Ook ligt Nederland niet op koers om de klimaatdoelen voor 2030 en 2050 te halen en loopt de energietransitie vast. Sneller verduurzamen is niet alleen goed voor het klimaat, maar kan ook de afhankelijkheid van het buitenland verminderen. Op dit moment is Nederland voor 78 procent van zijn energie afhankelijk van import uit het buitenland.

Aan het rapport is vier maanden gewerkt door een werkgroep van ministeries als Financiën, Klimaat en Groene Groei, Landbouw, Infrastructuur en Waterstaat en Algemene Zaken. Ook de planbureaus CPB en PBL leverden input.

Grote knelpunten

Nog afgezien van de grote hoeveelheid import van energie, zijn er op korte termijn flinke knelpunten die een snelle oplossing vragen. Zo willen veel bedrijven en huishoudens best verduurzamen, maar lopen ze aan tegen de grote krapte op het elektriciteitsnet.

 

Ook blijven sommige investeringen uit omdat de kosten in Nederland hoger liggen dan in omringende landen. Daarnaast is er grote onzekerheid bij een deel van de bedrijven over de toekomstige opbrengst van investeringen en het marktpotentieel van duurzaam geproduceerde goederen.

“Dit vraagt om keuzes van het kabinet en vooral keuzes die duidelijkheid en vertrouwen bieden, zodat partijen durven te investeren in de toekomst”, aldus de ambtenaren. 

Flexibele energiecontracten

Het rapport presenteert mogelijke oplossingen voor de knelpunten. Zo wordt meer flexibilisering van bestaande energiecontracten als een ‘essentiële maatregel’ gezien. Ook is er een investeringsagenda nodig voor de vijf belangrijkste energie-intensieve haven- en industriegebieden, net als een nieuwe Energietransitiewet.

In de verkiezingscampagne ging het niet veel over klimaat en energie, zie je in deze video die we eerder maakten:

Een dergelijke wet zou net als het project ‘Ruimte voor de Rivier’ urgente projecten voor energie-infrastructuur moeten bespoedigen. Om de energietransitie te laten slagen, is meer beleid en regie nodig ‘over de gehele keten’, van vraag, aanbod en infrastructuur. De ambtenaren vatten het dilemma als volgt samen:

“Als er onvoldoende infrastructuur of betaalbaar aanbod is van energiedragers (elektriciteit, waterstof of duurzame koolstofdragers), zullen eindgebruikers minder snel of niet verduurzamen.

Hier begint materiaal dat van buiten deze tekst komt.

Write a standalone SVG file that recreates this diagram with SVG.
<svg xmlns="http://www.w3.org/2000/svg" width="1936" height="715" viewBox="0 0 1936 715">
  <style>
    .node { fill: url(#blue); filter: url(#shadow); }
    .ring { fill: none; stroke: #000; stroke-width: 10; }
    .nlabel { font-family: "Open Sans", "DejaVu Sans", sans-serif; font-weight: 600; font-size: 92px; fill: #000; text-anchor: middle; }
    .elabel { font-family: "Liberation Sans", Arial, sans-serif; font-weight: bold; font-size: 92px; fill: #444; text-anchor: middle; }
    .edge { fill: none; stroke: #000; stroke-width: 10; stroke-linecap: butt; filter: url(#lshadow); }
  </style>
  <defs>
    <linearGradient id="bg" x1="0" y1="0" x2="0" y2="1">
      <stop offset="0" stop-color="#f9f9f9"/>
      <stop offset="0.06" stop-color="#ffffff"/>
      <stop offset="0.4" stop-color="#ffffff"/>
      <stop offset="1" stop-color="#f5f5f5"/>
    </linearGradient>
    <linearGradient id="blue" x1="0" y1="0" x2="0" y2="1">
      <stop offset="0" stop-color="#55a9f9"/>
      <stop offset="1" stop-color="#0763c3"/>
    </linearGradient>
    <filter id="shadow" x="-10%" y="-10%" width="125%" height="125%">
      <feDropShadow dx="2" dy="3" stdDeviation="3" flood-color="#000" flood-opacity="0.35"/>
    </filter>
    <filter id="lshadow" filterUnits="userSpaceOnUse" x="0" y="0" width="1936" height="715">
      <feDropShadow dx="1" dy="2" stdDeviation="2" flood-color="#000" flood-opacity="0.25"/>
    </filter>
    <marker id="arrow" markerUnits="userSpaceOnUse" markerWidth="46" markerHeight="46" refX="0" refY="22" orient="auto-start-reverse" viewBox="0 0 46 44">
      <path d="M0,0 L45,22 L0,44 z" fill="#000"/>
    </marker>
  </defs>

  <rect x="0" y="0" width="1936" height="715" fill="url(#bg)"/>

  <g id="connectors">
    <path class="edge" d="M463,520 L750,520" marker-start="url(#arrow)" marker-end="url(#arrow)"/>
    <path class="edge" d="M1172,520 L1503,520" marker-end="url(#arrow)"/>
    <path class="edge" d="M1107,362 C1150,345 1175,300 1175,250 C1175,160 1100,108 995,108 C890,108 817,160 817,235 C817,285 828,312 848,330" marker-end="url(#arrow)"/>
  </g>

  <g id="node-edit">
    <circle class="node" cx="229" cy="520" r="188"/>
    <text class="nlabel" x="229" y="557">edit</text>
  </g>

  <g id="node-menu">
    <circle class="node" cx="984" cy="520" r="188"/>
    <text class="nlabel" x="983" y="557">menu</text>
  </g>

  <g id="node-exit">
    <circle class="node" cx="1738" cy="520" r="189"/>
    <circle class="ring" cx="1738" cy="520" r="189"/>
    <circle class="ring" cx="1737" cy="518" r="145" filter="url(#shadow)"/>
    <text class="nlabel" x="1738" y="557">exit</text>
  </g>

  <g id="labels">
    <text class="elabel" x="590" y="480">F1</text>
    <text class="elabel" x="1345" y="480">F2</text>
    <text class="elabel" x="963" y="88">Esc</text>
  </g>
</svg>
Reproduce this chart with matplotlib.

Tegelijk geldt dat als eindgebruikers niet investeren in verduurzaming, er geen businesscase is voor het aanbod van en de infrastructuur voor energiedragers.” Oftewel, het klassieke kip-ei-verhaal. 

‘Iedereen wacht op iedereen’

Ze constateren: “Zonder een ambitieus beleidspakket van planning, normering, beprijzing en subsidiëring komen ketens niet op gang, en wacht iedereen op iedereen.”

De partijen die een nieuw kabinet gaan vormen, staan volgens het rapport voor twee hoofdkeuzes: hoeveel geld gaat Nederland uittrekken voor klimaat- en energiebeleid, en hoe wordt dat bij elkaar gebracht? En daarnaast: op welk ambitieniveau richt ons land zich?

 

Daartoe zijn vier mogelijke beleidspakketten gemaakt en doorgerekend door het externe onderzoeksbureau Kalavasta. Overigens wordt ook geconstateerd dat het klimaatdoel voor 2030 sowieso onbereikbaar blijft. “In alle pakketten wordt het streefdoel uit de Klimaatwet van 55 procent emissiereductie in 2030 niet gehaald.”

Grote verschillen

Wel verschillen de pakketten flink in de mate van uitstootreductie. Eén ervan komt in de doorrekening het dichtst bij wat er nodig is voor het klimaat, “en is nog slechts enkele megatonnen verwijderd van het doel”.

Een nieuw kabinet zal dus ingrijpende keuzes moeten maken, benadrukken de ministeries. Er zullen knopen moeten worden doorgehakt in vier sectoren: de industrie, de landbouw, gebouwde omgeving en de mobiliteitsector. Spijt zal Nederland hier nooit van krijgen, denken ze. 

“Werken aan de energietransitie is no regret. En het omgekeerde is nog veel sterker het geval: van nu te weinig doen, krijgen we later spijt. We zijn het aan onze kinderen en kleinkinderen verplicht ook hen te kunnen laten genieten van ons mooie land en onze mooie planeet. Het is een droeve constatering dat dat niet meer vanzelfsprekend is, niet voor hen maar zelfs niet meer voor onszelf.”